Key Experimental Results¶
Main Results — Explanation Quality Comparison (Gemma 3 Visual Encoder)¶
| Method | Activation IoU↑ | Detection↑ | CLIP↑ | Monosemanticity↑ |
|---|---|---|---|---|
| Top-k (original images) | baseline | baseline | baseline | baseline |
| Top-k (Mask) | slightly better | slightly better | slightly lower | comparable |
| Top-k (Heatmap) | comparable | comparable | comparable | comparable |
| Steering (pure intervention) | below Top-k | below Top-k | below Top-k | comparable |
| Steering-informed Top-k | best | best | best | best |
Ablation Study — Effect of Language Model Scale¶
| LM Scale | Explanation Quality Trend |
|---|---|
| Small | baseline level |
| Medium | significant improvement |
| Large | continued improvement |
Explanation quality improves consistently with language model scale, with no sign of saturation.
Key Findings¶
- Pure steering outperforms Top-k on low-level features (texture, color, edges), as causal intervention more effectively captures primitive visual concepts.
- Top-k is stronger on high-level semantic features (object categories), as concrete images provide useful reference context.
- The hybrid method (Steering-informed Top-k) achieves state-of-the-art across all metrics with no additional computational overhead.
- Language model scale is a key factor for explanation quality — larger LMs more effectively "verbalize" visual concepts.
- Findings are consistent across two distinct VLMs: Gemma 3 and InternVL3.
Highlights & Insights¶
- A paradigm shift from correlation to causation: Steering directly intervenes on internal model representations, providing a more causally grounded basis than the correlational analysis of Top-k methods.
- Highly efficient: explaining a single feature requires only one forward pass, with no need to iterate over an evaluation set.
- The scaling effect of language models suggests that stronger future LMs will further advance automated interpretability.
- The hybrid method is elegantly designed: causal signals are injected within the image context provided by Top-k, allowing the two sources of evidence to complement each other.
Limitations & Future Work¶
- Pure steering underperforms Top-k on high-level semantic features due to the lack of contextual information in blank images.
- The intervention strength \(\alpha\) is sensitive and requires tuning on a validation set.
- Validation is limited to VLM architectures; the approach cannot be directly applied to pure vision models without a language model component.

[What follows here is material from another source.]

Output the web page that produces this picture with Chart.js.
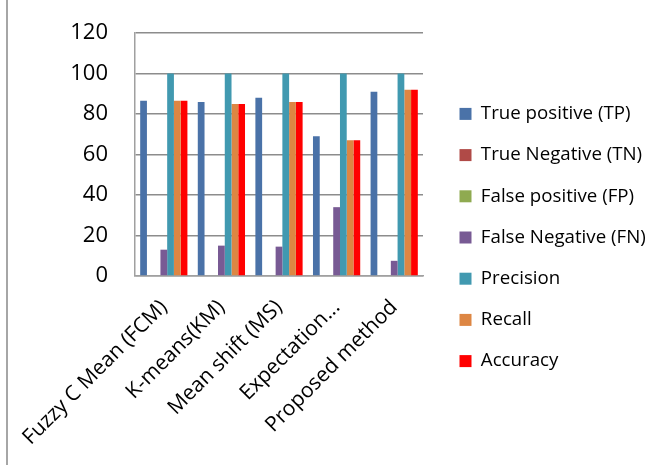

- The SAE dictionary size is fixed at 8192; the scalability to larger dictionaries remains unknown.
- Evaluation relies primarily on automated metrics, with no human evaluation.
Related Work & Insights¶
- vs. standard Top-k methods: Top-k is correlation-based, requires an evaluation set, and is computationally intensive; Steering is causal, requires no image set, and needs only a single forward pass.
- vs. PatchScopes/SELFIE: These methods perform self-explanation within language models; this paper is the first to extend the paradigm to visual encoders.
- vs. CB-SAE (same venue): CB-SAE focuses on controllability and interpretability metrics of SAEs, whereas this paper focuses on generating natural language explanations for SAE features.
Rating¶
- Novelty: ⭐⭐⭐⭐⭐ — Causal intervention for visual feature explanation is a genuinely novel paradigm; the method is concise and elegant.
- Experimental Thoroughness: ⭐⭐⭐⭐ — Multi-metric, multi-VLM, and scaling analysis are provided, though human evaluation is absent.
- Writing Quality: ⭐⭐⭐⭐ — Motivation is clear and the method is intuitive, though some LaTeX rendering issues are present.
- Value: ⭐⭐⭐⭐ — Makes a significant contribution to automated interpretability research for vision models, with strong scalability.